Al netto di tutto ciò, è inutile ancora denigrare l’opera più recente di Wes Anderson, uno di quegli autori che ha ormai costruito un immaginario solido, dove “i buoni non sono buoni davvero e i nemici non sono nemici davvero”. Dove i protagonisti sono persone raggiunte dalle paure più genuine, in una sfida che li obbliga ad imparare ad avere coraggio.

Ci si consola in un libro che ci ha segnato, in un film che ci ha commosso, in un disco che ha saputo raccontarci meglio delle nostre stesse riflessioni.

Non è un atto di timore, anzi: trovare coraggio forse è tra le cose più ambiziose che un essere umano possa fare. Anche e soprattutto nel modo in cui lo si fa. 

Ci si consola in tutto ciò che sa dirci chi siamo perché l’ignoto fa un po’ paura. Sarebbe più facile descrivere la paura estremizzandola, oppure renderla il più soffice possibile per impararla ad affrontare.

La meravigliosa storia di Henry Sugar/Il Cigno/Il derattizzatore/Poison – 2023

La parole di Roald Dahl la fanno da padronissime, escono dalla bocca degli attori a macchinetta: Rupert Friend, Ralph Fiennes, Dev Patel, Ben Kingsley, Richard Ayoade e Benedict Cumberbatch quasi fanno fatica a respirare (letteralmente). E anche noi, in un’apnea che ci fa battere il cuore allo stesso ritmo del ragazzino bullizzato de Il cigno, fotografato con un affetto palpabile dalla regia Wes Anderson.

 Non è la prima volta che Anderson maneggia il materiale di Dahl, che è morto nel 1990: è successo anche con il film Fantastic Mr Fox, uscito al cinema nel 2009 e tratto dall’omonimo romanzo del 1970.

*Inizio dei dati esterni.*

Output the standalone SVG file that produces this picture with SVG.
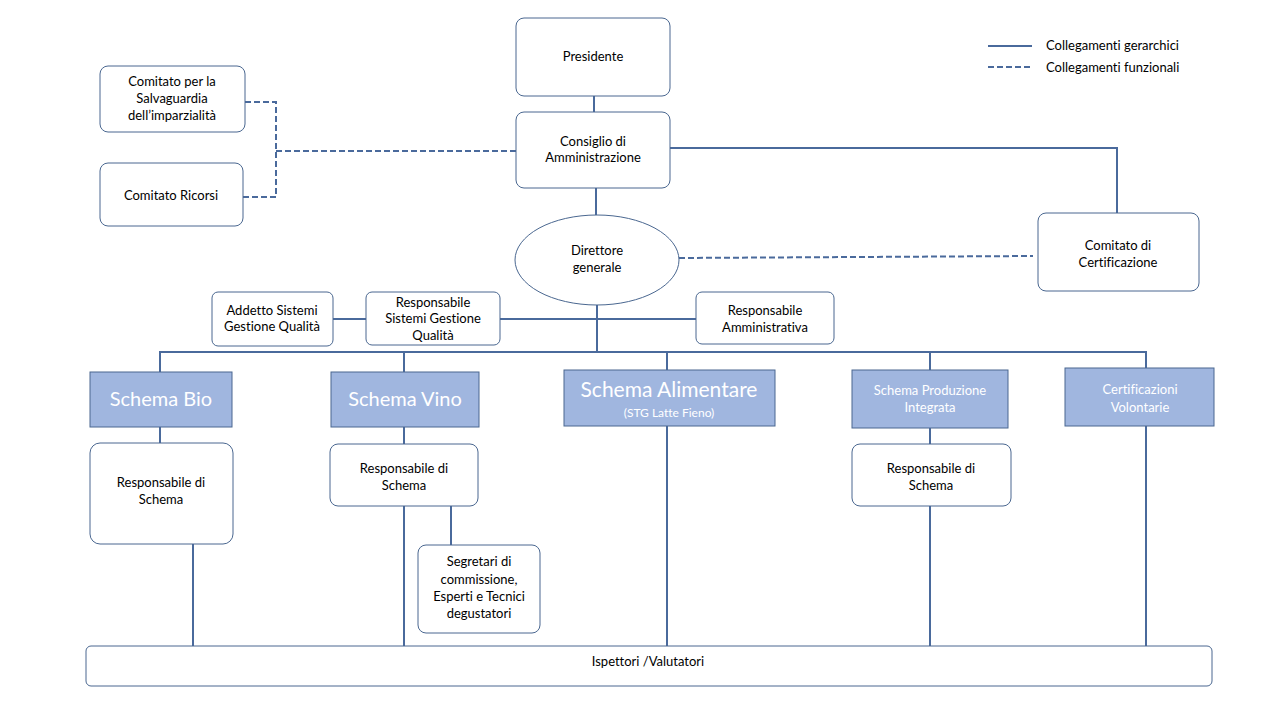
<svg xmlns="http://www.w3.org/2000/svg" width="1280" height="720" viewBox="0 0 1280 720">
<style>
.box{fill:#ffffff;stroke:#4a6790;stroke-width:1}
.sch{fill:#a0b6df;stroke:#4a6790;stroke-width:1}
.ln{fill:none;stroke:#4a6a9c;stroke-width:2}
.dl{fill:none;stroke:#4a6a9c;stroke-width:2;stroke-dasharray:6 3}
text{font-family:Lato,"Open Sans","Liberation Sans",sans-serif;font-size:13px;fill:#000;text-anchor:middle;font-variant-ligatures:none;font-feature-settings:"liga" 0}
.w{fill:#ffffff}
.lg{text-anchor:start}
</style>
<rect width="1280" height="720" fill="#ffffff"/>
<g id="connectors">
<line class="ln" x1="594" y1="96" x2="594" y2="112"/>
<polyline class="dl" points="245,102 276,102 276,197 243,197"/>
<line class="dl" x1="276" y1="151" x2="516" y2="151"/>
<polyline class="ln" points="670,148 1117,148 1117,213"/>
<line class="ln" x1="596" y1="188" x2="596" y2="215"/>
<line class="dl" x1="679" y1="258" x2="1033" y2="256"/>
<line class="ln" x1="597" y1="305" x2="597" y2="352"/>
<line class="ln" x1="333" y1="319" x2="366" y2="319"/>
<line class="ln" x1="500" y1="319" x2="696" y2="319"/>
<line class="ln" x1="159" y1="352" x2="1147" y2="352"/>
<line class="ln" x1="160" y1="352" x2="160" y2="372"/>
<line class="ln" x1="404" y1="352" x2="404" y2="372"/>
<line class="ln" x1="667" y1="352" x2="667" y2="370"/>
<line class="ln" x1="930" y1="352" x2="930" y2="370"/>
<line class="ln" x1="1146" y1="352" x2="1146" y2="368"/>
<line class="ln" x1="160" y1="427" x2="160" y2="443"/>
<line class="ln" x1="404" y1="427" x2="404" y2="444"/>
<line class="ln" x1="930" y1="428" x2="930" y2="444"/>
<line class="ln" x1="667" y1="426" x2="667" y2="646"/>
<line class="ln" x1="1146" y1="426" x2="1146" y2="646"/>
<line class="ln" x1="193" y1="544" x2="193" y2="646"/>
<line class="ln" x1="404" y1="506" x2="404" y2="646"/>
<line class="ln" x1="451" y1="506" x2="451" y2="545"/>
<line class="ln" x1="930" y1="506" x2="930" y2="646"/>
</g>
<g id="legend">
<line class="ln" x1="988" y1="46" x2="1032" y2="46"/>
<line class="dl" x1="988" y1="67" x2="1032" y2="67"/>
<text class="lg" x="1046" y="50">Collegamenti gerarchici</text>
<text class="lg" x="1046" y="72">Collegamenti funzionali</text>
</g>
<g id="presidente">
<rect class="box" x="516" y="18" width="154" height="78" rx="8"/>
<text x="593" y="61">Presidente</text>
</g>
<g id="consiglio">
<rect class="box" x="516" y="112" width="154" height="76" rx="8"/>
<text x="593" y="146">Consiglio di</text>
<text x="593" y="162">Amministrazione</text>
</g>
<g id="comitato-salvaguardia">
<rect class="box" x="100" y="66" width="145" height="66" rx="8"/>
<text x="172" y="86">Comitato per la</text>
<text x="172" y="103">Salvaguardia</text>
<text x="172" y="120">dell’imparzialità</text>
</g>
<g id="comitato-ricorsi">
<rect class="box" x="100" y="163" width="143" height="63" rx="8"/>
<text x="171" y="200">Comitato Ricorsi</text>
</g>
<g id="comitato-certificazione">
<rect class="box" x="1038" y="213" width="161" height="78" rx="8"/>
<text x="1118" y="250">Comitato di</text>
<text x="1118" y="267">Certificazione</text>
</g>
<g id="direttore">
<ellipse class="box" cx="597" cy="260" rx="82" ry="45"/>
<text x="597" y="255">Direttore</text>
<text x="597" y="272">generale</text>
</g>
<g id="addetto-sgq">
<rect class="box" x="212" y="292" width="121" height="54" rx="6"/>
<text x="272" y="315">Addetto Sistemi</text>
<text x="272" y="331">Gestione Qualità</text>
</g>
<g id="responsabile-sgq">
<rect class="box" x="366" y="292" width="134" height="53" rx="6"/>
<text x="433" y="307">Responsabile</text>
<text x="433" y="323">Sistemi Gestione</text>
<text x="433" y="340">Qualità</text>
</g>
<g id="responsabile-amministrativa">
<rect class="box" x="696" y="292" width="138" height="52" rx="6"/>
<text x="765" y="315">Responsabile</text>
<text x="765" y="332">Amministrativa</text>
</g>
<g id="schema-bio">
<rect class="sch" x="90" y="372" width="142" height="55"/>
<text class="w" x="161" y="406" style="font-size:20px">Schema Bio</text>
</g>
<g id="schema-vino">
<rect class="sch" x="331" y="372" width="148" height="55"/>
<text class="w" x="405" y="406" style="font-size:20px">Schema Vino</text>
</g>
<g id="schema-alimentare">
<rect class="sch" x="564" y="370" width="211" height="56"/>
<text class="w" x="669" y="397" style="font-size:21px">Schema Alimentare</text>
<text class="w" x="669" y="417" style="font-size:12px">(STG Latte Fieno)</text>
</g>
<g id="schema-produzione">
<rect class="sch" x="852" y="370" width="156" height="58"/>
<text class="w" x="930" y="395">Schema Produzione</text>
<text class="w" x="930" y="412">Integrata</text>
</g>
<g id="certificazioni-volontarie">
<rect class="sch" x="1065" y="368" width="149" height="58"/>
<text class="w" x="1140" y="394">Certificazioni</text>
<text class="w" x="1140" y="412">Volontarie</text>
</g>
<g id="resp-bio">
<rect class="box" x="90" y="443" width="143" height="101" rx="10"/>
<text x="161" y="487">Responsabile di</text>
<text x="161" y="504">Schema</text>
</g>
<g id="resp-vino">
<rect class="box" x="330" y="444" width="148" height="62" rx="8"/>
<text x="404" y="473">Responsabile di</text>
<text x="404" y="490">Schema</text>
</g>
<g id="segretari">
<rect class="box" x="418" y="545" width="122" height="88" rx="8"/>
<text x="479" y="566">Segretari di</text>
<text x="479" y="584">commissione,</text>
<text x="479" y="601">Esperti e Tecnici</text>
<text x="479" y="618">degustatori</text>
</g>
<g id="resp-produzione">
<rect class="box" x="852" y="444" width="159" height="62" rx="8"/>
<text x="931" y="473">Responsabile di</text>
<text x="931" y="490">Schema</text>
</g>
<g id="ispettori">
<rect class="box" x="86" y="646" width="1126" height="40" rx="5"/>
<text x="648" y="666">Ispettori /Valutatori</text>
</g>
</svg>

Letteratura prestata al cinema? Cinema prestato alla letteratura? I corti di Wes sono un po’ tutte e due le cose. Onorano, sì, l’esperienza della lettura, ma onorano anche la libertà della macchina da presa di spaziare verso tutto quello che può inquadrare. Eppure queste chicche restano un affare estremamente intimo e personale, tra Anderson e noi, che diventiamo pubblico silenzioso, testimone di queste storie. Con la benedizione di Dahl e dell’immaginario cinematografico.